Most aspects of the Japanese real estate markets are currently under pressure in terms of pricing due to
deteriorating fundamentals caused by significantly tightened lending policies by banks, reducing gearing
capabilities for the major players, pressures on owners of real estate from banks in refinancing
negotiations, and a weakening economy. This has resulted in some distressed selling of real estate and six
collapses of major real estate companies in Japan in Q109.
Transactional volumes in the direct property market are down significantly in the first quarter of 2009. As
such it is difficult to gauge the real move in yields (and therefore prices) for real estate in Japan.

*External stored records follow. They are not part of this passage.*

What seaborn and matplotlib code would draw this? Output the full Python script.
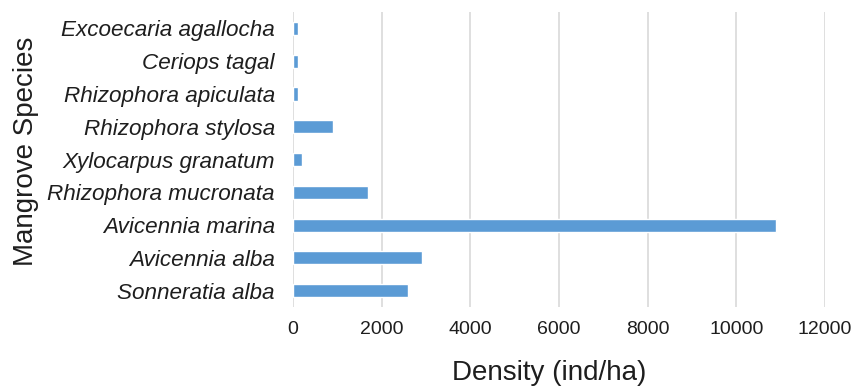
import matplotlib
matplotlib.use("Agg")
import matplotlib.pyplot as plt
import seaborn as sns
import pandas as pd

# Mangrove stand density by species (top to bottom as listed)
species = [
    "Excoecaria agallocha",
    "Ceriops tagal",
    "Rhizophora apiculata",
    "Rhizophora stylosa",
    "Xylocarpus granatum",
    "Rhizophora mucronata",
    "Avicennia marina",
    "Avicennia alba",
    "Sonneratia alba",
]
density = [120, 120, 120, 900, 200, 1700, 10900, 2900, 2600]
x_ticks = [0, 2000, 4000, 6000, 8000, 10000, 12000]

df = pd.DataFrame({"Species": species, "Density": density})

sns.set_theme(style="white")
plt.rcParams["font.family"] = ["Liberation Sans", "DejaVu Sans"]

fig = plt.figure(figsize=(8.58, 3.87), dpi=100)
ax = fig.add_axes([0.3415, 0.2067, 0.62, 0.7623])

sns.barplot(data=df, x="Density", y="Species", order=species, orient="h",
            color="#5B9BD5", saturation=1, width=0.4, ax=ax)

ax.set_xlim(0, 12000)
ax.set_ylim(len(species) - 0.5, -0.5)
ax.set_xticks(x_ticks)
ax.set_xticklabels([str(t) for t in x_ticks])
ax.xaxis.grid(True, color="#d9d9d9", linewidth=1.2)
ax.yaxis.grid(False)
ax.set_axisbelow(True)
for s in ax.spines.values():
    s.set_visible(False)

txt = "#1e1e1e"
ax.tick_params(axis="x", length=0, pad=10, labelsize=14, labelcolor=txt)
ax.tick_params(axis="y", length=0, pad=13, labelsize=16.2, labelcolor=txt)
for lbl in ax.get_yticklabels():
    lbl.set_fontstyle("italic")

ax.set_xlabel("Density (ind/ha)", fontsize=20, color=txt)
ax.xaxis.set_label_coords(0.481, -0.247)
ax.xaxis.label.set_va("baseline")
ax.set_ylabel("Mangrove Species", fontsize=20, color=txt)
ax.yaxis.set_label_coords(-0.477, 0.527)

fig.savefig("out.png", dpi=100)
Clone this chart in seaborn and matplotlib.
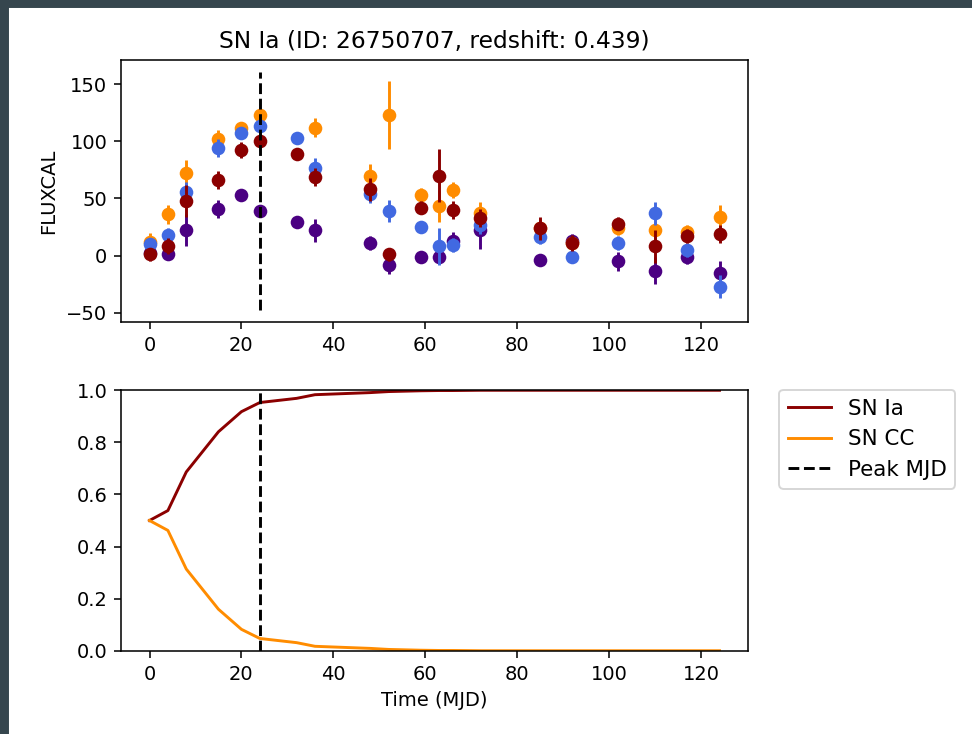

However, based on the limited transactional evidence prices have fallen across commercial, retail,
industrial and residential sectors. Particularly evident in Japan has been the trend by lenders to place more
positive emphasis on quality of assets and as such it has remained virtually impossible to obtain finance
for sub-prime property. This trend also occurred with refinancing where banks were less willing to
refinance debt associated with sub-prime real estate. As such, the value differential between prime and
sub-prime property has probably widened significantly in Japan, although it is difficult to fully assess this
given the lack of transactional evidence in 2009 to date.
The commercial sector in Japan is currently being significantly impacted by a weakening economy
combined with new supply coming on to the market, particularly in Tokyo. According to research by
DTZ, vacancy levels in commercial property in Tokyo rose 1.33 percentage points (pps) to 6.05% in
Q109 from 4.72% in Q408. This was the fourteenth consecutive month of an increase in vacancy levels in
Tokyo. Rents dropped 4% from the previous quarter and 5.4% year-on-year (y-o-y) to JPY21,295. The
trend in commercial office space is for internal space reduction, moving to more cost effective locations
and negotiating rental reductions. Pressure on companies and in particular in the finance sector has
resulted in companies increasingly focused on reducing costs. Given head count reductions in major
companies demand for rental space is under pressure. The leasing market is slower across major
commercial centres in Japan.
The residential sector in Japan is also under pressure from a weaker economy, tightened lending policies
from the banks and reduced demand. Prices for residential apartments in Tokyo dropped 5% in the quarter
according to the Real Estate Investor Network. Relative to other cities in the Asian Pacific region, this fall
was fairly subdued and may reflect a lack of previous ‘bubble’ conditions in Japanese residential prices.